Mike Wilson, chief highways engineer at National Highways told a previous transport committee inquiry in May 2016 that the company was confident that the technology worked and that “it will be part of the standard rollout of smart motorways going forward”.

It wasn’t.

By 2019, only 18% of all-running motorways had SVD installed. In October 2019, Jim O’Sullivan, the then chief executive of Highways England, told the committee that the company was still developing plans for the rollout of SVD due to challenges of retrofitting the technology to existing schemes.

The MPs remain concerned about whether the SVD technology works properly.

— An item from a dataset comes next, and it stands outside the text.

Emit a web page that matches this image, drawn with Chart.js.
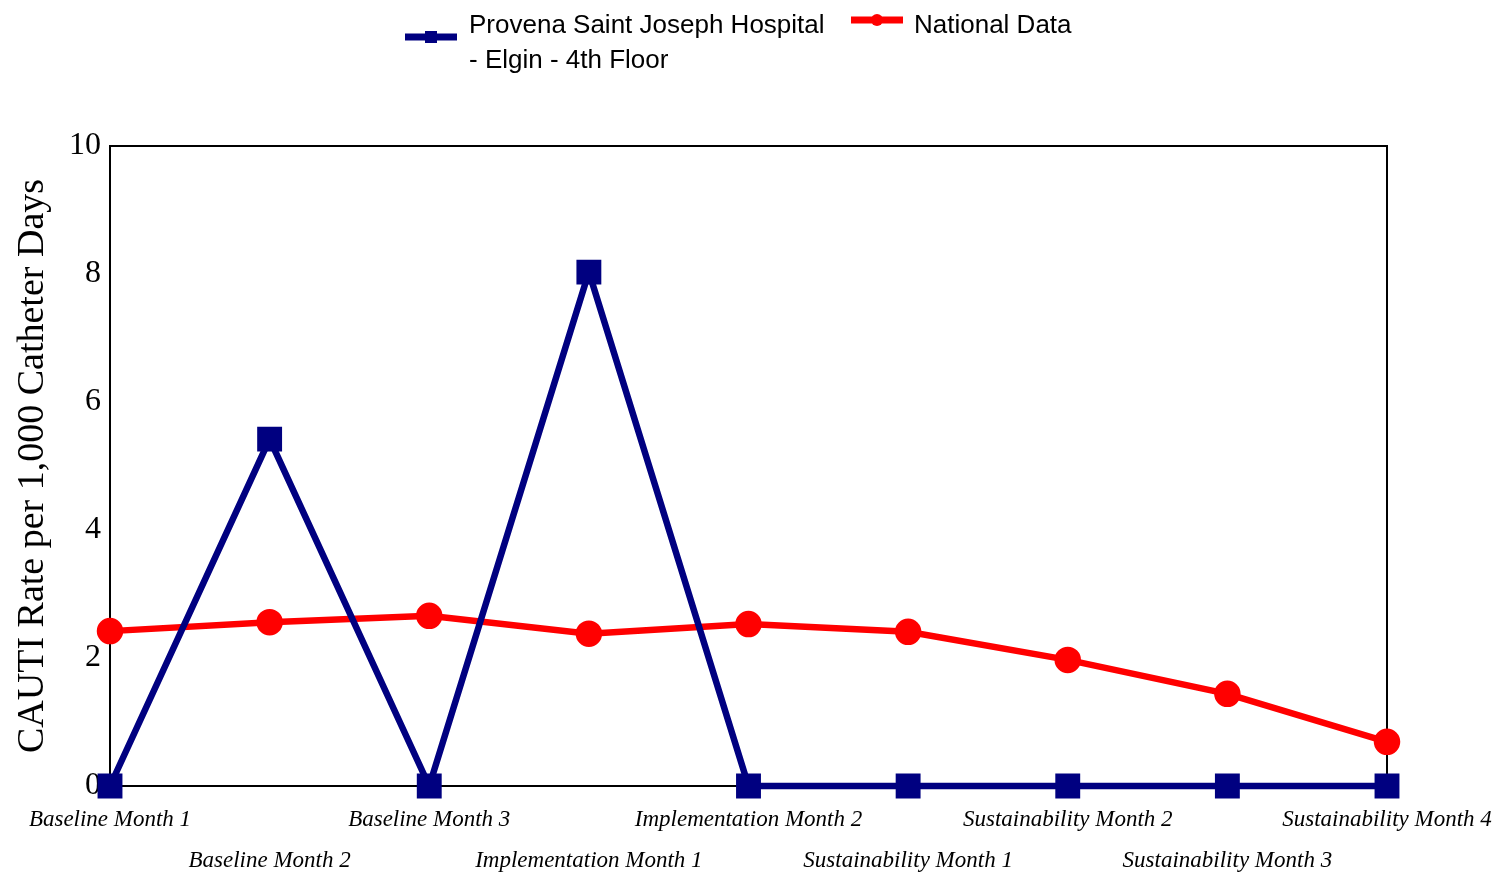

The committee says that Office of Rail & Road, which regulates National Highways, should conduct its own independent evaluation of the effectiveness and operation of stopped vehicle technology

The report says: “The design of our motorways and strategic roads necessarily entails balancing competing priorities. However, successive Administrations, together with the Department and National Highways’ predecessor, Highways England, underestimated the scale of safety measures needed effectively and reliably to mitigate the risks associated with the permanent removal of the hard shoulder on all-lane running motorways. The Department and Highways England failed to deliver safety improvements to all-lane running motorways in a timely fashion, despite having promised previous transport committees that such improvements would be prioritised. Moreover, the communication of this radical change in the design of our motorways has been woeful. Six years after their introduction, many people do not understand what all-lane running motorways are and what to do if they breakdown in a live lane.”